Sim, é verdade que nos dois anos de Varandas e da comissão de gestão o Sporting gastou menos que nos últimos dois de Bruno de Carvalho: foram 60 milhões de euros (28 milhões em 2019/20 e 32 milhões em 2018/19), para comparar com os 81 milhões dos dois últimos anos da presidência anterior (47 milhões em 2017/18, mais 34 milhões em 2016/17). Além disso, faturou mais no mercado: 134 milhões recebidos em transferências nos dois últimos exercícios de Bruno de Carvalho (81 em 2016/17 e 53 em 2017/18) a comparar com 182 milhões nos dois anos entre a comissão de gestão e a administração de Varandas (79 em 2018/19 e 103 em 2019/20).
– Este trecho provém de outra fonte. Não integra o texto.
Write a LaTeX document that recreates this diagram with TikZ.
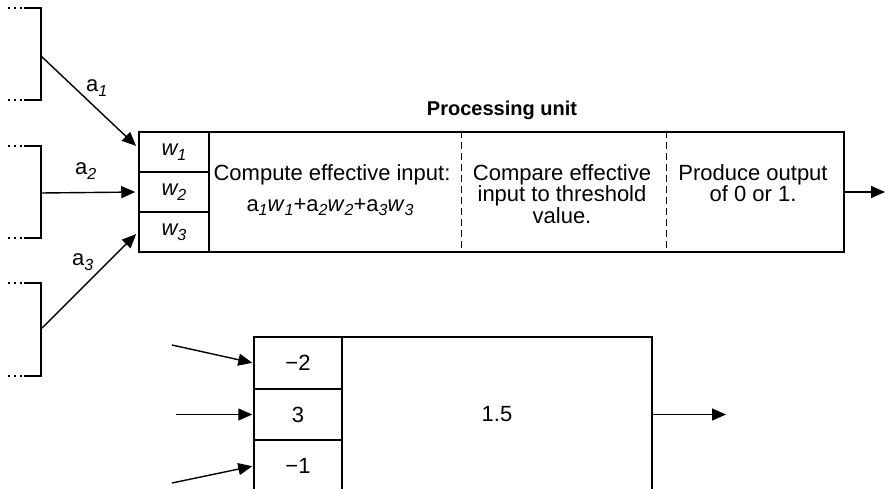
\documentclass[tikz,border=0pt]{standalone}
\usepackage{fontspec}
\setmainfont{Liberation Sans}
\usetikzlibrary{arrows.meta}
\newcommand\mysub[1]{\raisebox{-5pt}{\fontsize{16}{16}\selectfont\itshape #1}}
\begin{document}
\begin{tikzpicture}[x=1pt,y=-1pt,
  lw/.style={line width=1.5pt},
  cell/.style={draw, line width=1.5pt, inner sep=0pt, font=\fontsize{22}{19}\selectfont},
  arr/.style={line width=1.4pt, -{Triangle[length=14pt,width=12pt]}},
  txt/.style={inner sep=0pt, font=\fontsize{22}{19}\selectfont, align=center},
  dotline/.style={line width=2pt, dash pattern=on 2pt off 4pt},
  sepline/.style={line width=1.5pt, dash pattern=on 7pt off 4pt},
]
\useasboundingbox (0,0) rectangle (885,489);
\clip (0,0) rectangle (885,489);

% input brackets
\foreach \t/\b in {8/100, 146/238, 283/376}{
  \draw[dotline] (8,\t) -- (23,\t);
  \draw[dotline] (8,\b) -- (23,\b);
  \draw[lw] (24,\t) -- (41,\t) -- (41,\b) -- (24,\b);
}
\coordinate (s1) at (41,56);
\coordinate (s2) at (41,193);
\coordinate (s3) at (41,329);

% processing unit
\node[cell, minimum width=705pt, minimum height=120pt] (unit) at (491.5,192) {};
\node[cell, minimum width=70pt, minimum height=40pt] (w1) at (174,152) {\itshape w\mysub{1}};
\node[cell, minimum width=70pt, minimum height=40pt] (w2) at (174,192) {\itshape w\mysub{2}};
\node[cell, minimum width=70pt, minimum height=40pt] (w3) at (174,232) {\itshape w\mysub{3}};
\node[cell, draw=none, minimum width=253pt, minimum height=120pt] (comp) at (335.5,192) {};
\node[cell, draw=none, minimum width=205pt, minimum height=120pt] (cmpr) at (564.5,192) {};
\node[cell, draw=none, minimum width=177pt, minimum height=120pt] (prod) at (755.5,192) {};
\draw[lw] (comp.north west) -- (comp.south west);
\draw[sepline] (cmpr.north west) -- (cmpr.south west);
\draw[sepline] (prod.north west) -- (prod.south west);

\node[txt, anchor=base] (ctext) at (332,180) {Compute effective input:};
\node[txt, anchor=base] (ftext) at (330,211) {a\mysub{1}\textit{w}\mysub{1}+a\mysub{2}\textit{w}\mysub{2}+a\mysub{3}\textit{w}\mysub{3}};
\node[txt, anchor=north] (cmptext) at (562,164) {Compare effective\\input to threshold\\value.};
\node[txt, anchor=north] (prodtext) at (753,164) {Produce output\\of 0 or 1.};
\node[inner sep=0pt, anchor=base, font=\fontsize{20}{20}\selectfont\bfseries] (title) at (502,116) {Processing unit};

% input arrows
\draw[arr, shorten >=3pt] (s1) -- ([yshift=4pt]w1.west);
\draw[arr, shorten >=3pt] (s2) -- (w2.west);
\draw[arr, shorten >=3pt] (s3) -- (w3.west);
\node[txt, anchor=base west] (a1) at (86,92) {a\mysub{1}};
\node[txt, anchor=base west] (a2) at (75,175) {a\mysub{2}};
\node[txt, anchor=base west] (a3) at (72,265) {a\mysub{3}};

% output arrow
\coordinate (o1) at (885,192);
\draw[arr] (unit.east) -- (o1);

% example unit
\node[cell, minimum width=88pt, minimum height=52pt] (b1) at (298,363) {−2};
\node[cell, minimum width=88pt, minimum height=51pt] (b2) at (298,414.5) {3};
\node[cell, minimum width=88pt, minimum height=52pt] (b3) at (298,466) {−1};
\node[cell, minimum width=310pt, minimum height=155pt] (thr) at (497,414.5) {1.5};

\coordinate (i1) at (172,345);
\coordinate (i2) at (176,414.5);
\coordinate (i3) at (172,483);
\coordinate (o2) at (726,414.5);
\draw[arr, shorten >=1pt] (i1) -- (b1.west);
\draw[arr, shorten >=1pt] (i2) -- (b2.west);
\draw[arr, shorten >=1pt] (i3) -- (b3.west);
\draw[arr] (thr.east) -- (o2);
\end{tikzpicture}
\end{document}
Mais: ao contrário do que agora se pretende fazer crer, como é próprio de qualquer mito sebastiânico, o brunismo também trouxe flops (só nesse período de dois anos chegaram a Alvalade Alan Ruiz, Spalvis, Castaignos, André, Douglas, Campbell, Markovic, Misic, Matheus Oliveira, Rúben Ribeiro…). A questão é que o momento difícil que o Sporting atravessa não se compadece com mais erros crassos e o próximo defeso será mais fundamental que qualquer dos anteriores. Para o encarar, Varandas terá de alargar muito os horizontes. E colocar o dedo na ferida como não fez na entrevista ao Record.